Leo Strauss has perhaps been more cited—and alternately vilified or revered—in the last ten years than during the productive years of his scholarly life. He has been blamed (or credited) for providing the intellectual underpinnings of a generation of neoconservatives in political philosophy and foreign policy. But though he may be cast as a conservative thinker who critiques modernity, to interpret him exclusively in this light is to reduce him in ways that his self-definition, as a political theorist open to both religion and philosophy, does not justify.

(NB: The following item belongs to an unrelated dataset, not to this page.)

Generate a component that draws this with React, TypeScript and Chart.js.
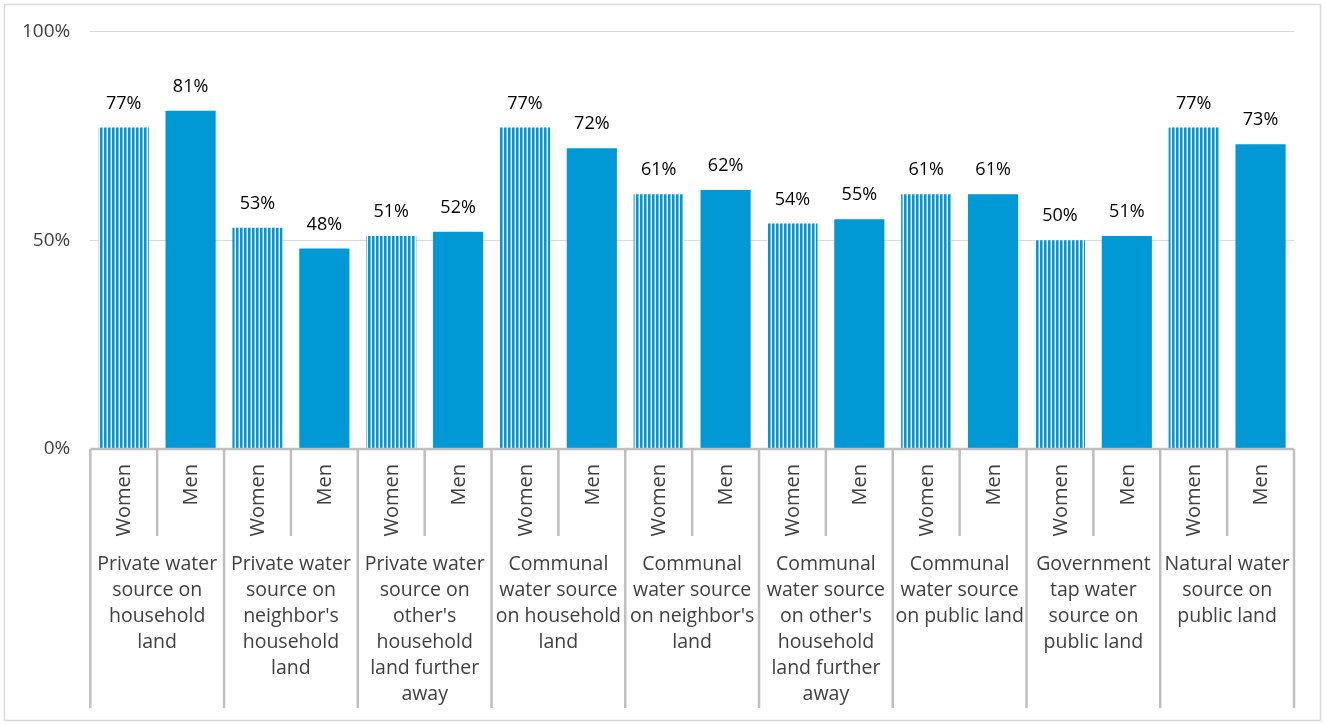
import React, { useEffect, useRef } from "react";
import { Chart, registerables } from "chart.js";

Chart.register(...registerables);

const groups: string[][] = [
  ["Private water", "source on", "household", "land"],
  ["Private water", "source on", "neighbor's", "household", "land"],
  ["Private water", "source on", "other's", "household", "land further", "away"],
  ["Communal", "water source", "on household", "land"],
  ["Communal", "water source", "on neighbor's", "land"],
  ["Communal", "water source", "on other's", "household", "land further", "away"],
  ["Communal", "water source", "on public land"],
  ["Government", "tap water", "source on", "public land"],
  ["Natural water", "source on", "public land"],
];
const sexes = ["Women", "Men"];
const women = [77, 53, 51, 77, 61, 54, 61, 50, 77];
const men = [81, 48, 52, 72, 62, 55, 61, 51, 73];
const yTicks = [0, 50, 100];

const FONT = "'Open Sans', 'Noto Sans', sans-serif";
const BLUE = "#0099D6";
const TEXT = "#404040";
const AXIS = "#BFBFBF";

export default function App() {
  const canvasEl = useRef<HTMLCanvasElement>(null);

  useEffect(() => {
    document.body.style.margin = "0";
    if (!canvasEl.current) return;
    const ctx = canvasEl.current.getContext("2d");
    if (!ctx) return;

    // striped fill for the Women bars
    const pc = document.createElement("canvas");
    pc.width = 4;
    pc.height = 4;
    const pctx = pc.getContext("2d")!;
    pctx.fillStyle = "#ffffff";
    pctx.fillRect(0, 0, 4, 4);
    pctx.fillStyle = BLUE;
    pctx.fillRect(0, 0, 2.6, 4);
    const stripes = ctx.createPattern(pc, "repeat")!;

    const labels: string[] = [];
    const values: number[] = [];
    groups.forEach((g, i) => {
      labels.push(sexes[0]);
      values.push(women[i]);
      labels.push(sexes[1]);
      values.push(men[i]);
    });

    const axisPlugin = {
      id: "groupAxis",
      afterDatasetsDraw(chart: any) {
        const c = chart.ctx;
        const meta = chart.getDatasetMeta(0);
        c.save();
        c.font = `18px ${FONT}`;
        c.fillStyle = "#000000";
        c.textAlign = "center";
        c.textBaseline = "middle";
        meta.data.forEach((bar: any, i: number) => {
          c.fillText(Math.round(values[i]) + "%", bar.x, bar.y - 24);
        });
        c.restore();
      },
      afterDraw(chart: any) {
        const c = chart.ctx;
        const area = chart.chartArea;
        const x = chart.scales.x;
        const n = labels.length;
        const slot = (area.right - area.left) / n;
        const bottom = area.bottom;
        c.save();
        // outer frame
        c.strokeStyle = "#D9D9D9";
        c.lineWidth = 1.5;
        c.strokeRect(4.5, 4.5, chart.width - 9, chart.height - 9);
        // baseline
        c.strokeStyle = AXIS;
        c.lineWidth = 2.5;
        c.beginPath();
        c.moveTo(area.left, bottom);
        c.lineTo(area.right, bottom);
        c.stroke();
        // separators
        for (let i = 0; i <= n; i++) {
          const px = i < n ? x.getPixelForValue(i) - slot / 2 : x.getPixelForValue(n - 1) + slot / 2;
          const len = i % 2 === 0 ? 259 : 87;
          c.beginPath();
          c.moveTo(px, bottom);
          c.lineTo(px, bottom + len);
          c.stroke();
        }
        // rotated sex labels
        c.fillStyle = TEXT;
        c.font = `20px ${FONT}`;
        for (let i = 0; i < n; i++) {
          c.save();
          c.translate(x.getPixelForValue(i) + 1, bottom + 15);
          c.rotate(-Math.PI / 2);
          c.textAlign = "right";
          c.textBaseline = "middle";
          c.fillText(labels[i], 0, 0);
          c.restore();
        }
        // group labels
        c.font = `19.5px ${FONT}`;
        c.textAlign = "center";
        c.textBaseline = "middle";
        groups.forEach((g, k) => {
          const cx = (x.getPixelForValue(2 * k) + x.getPixelForValue(2 * k + 1)) / 2;
          g.forEach((line, j) => {
            c.fillText(line, cx, bottom + 115 + j * 26);
          });
        });
        c.restore();
      },
    };

    const chart = new Chart(ctx, {
      type: "bar",
      data: {
        labels,
        datasets: [
          {
            data: values,
            backgroundColor: values.map((_, i) => (i % 2 === 0 ? stripes : BLUE)) as any,
            barPercentage: 0.75,
            categoryPercentage: 1,
          },
        ],
      },
      options: {
        animation: false,
        responsive: false,
        devicePixelRatio: 1,
        layout: { padding: { left: 2, right: 31, top: 29, bottom: 276 } },
        plugins: { legend: { display: false }, tooltip: { enabled: false } },
        scales: {
          x: { display: false },
          y: {
            min: 0,
            max: 100,
            afterBuildTicks: (scale: any) => {
              scale.ticks = yTicks.map((v) => ({ value: v }));
            },
            ticks: {
              callback: (v: any) => v + "%",
              font: { size: 19, family: FONT },
              color: TEXT,
              padding: 20,
            },
            grid: { color: "#D9D9D9", drawTicks: false },
            border: { display: false },
          },
        },
      },
      plugins: [axisPlugin],
    });

    return () => {
      chart.destroy();
    };
  }, []);

  return (
    <div style={{ width: 1325, height: 725, background: "#fff" }}>
      <canvas ref={canvasEl} width={1325} height={725} />
    </div>
  );
}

Kim A. Sorensen clearly lays out the debate surrounding Strauss by reviewing his published work and legacy since his death in 1973. He then turns to a key distinction in Strauss's thought—between revelation and reason, or religion and philosophy—and maintains that Strauss used their mutual opposition to modernity as a central theme in his oeuvre. For Sorensen, Strauss considered revelation and reason both as fundamentally different worldviews and as alternate ways of understanding the good life.
Sorensen explores Strauss's views on the revelation/reason distinction through a close examination of the final chapter in Strauss's Thoughts on Machiavelli. Here Strauss weighs Machiavelli's critique of religion in general and Christianity in particular, and Machiavelli's departure from the classical tradition of political philosophy dating from Socrates, Plato, and Aristotle. For Strauss, the "crisis of our time" has its point of origin in Machiavelli's rejection of both biblical and classical morality as guides to the efficacy of political virtue.
For Strauss, Sorensen claims, a recovery of the ancient virtues of classical political philosophy is essential. Sorensen also shows that while Strauss is accepting of reason, he is also open to revelation. In the end, he is a philosopher both of Athens and of Jerusalem.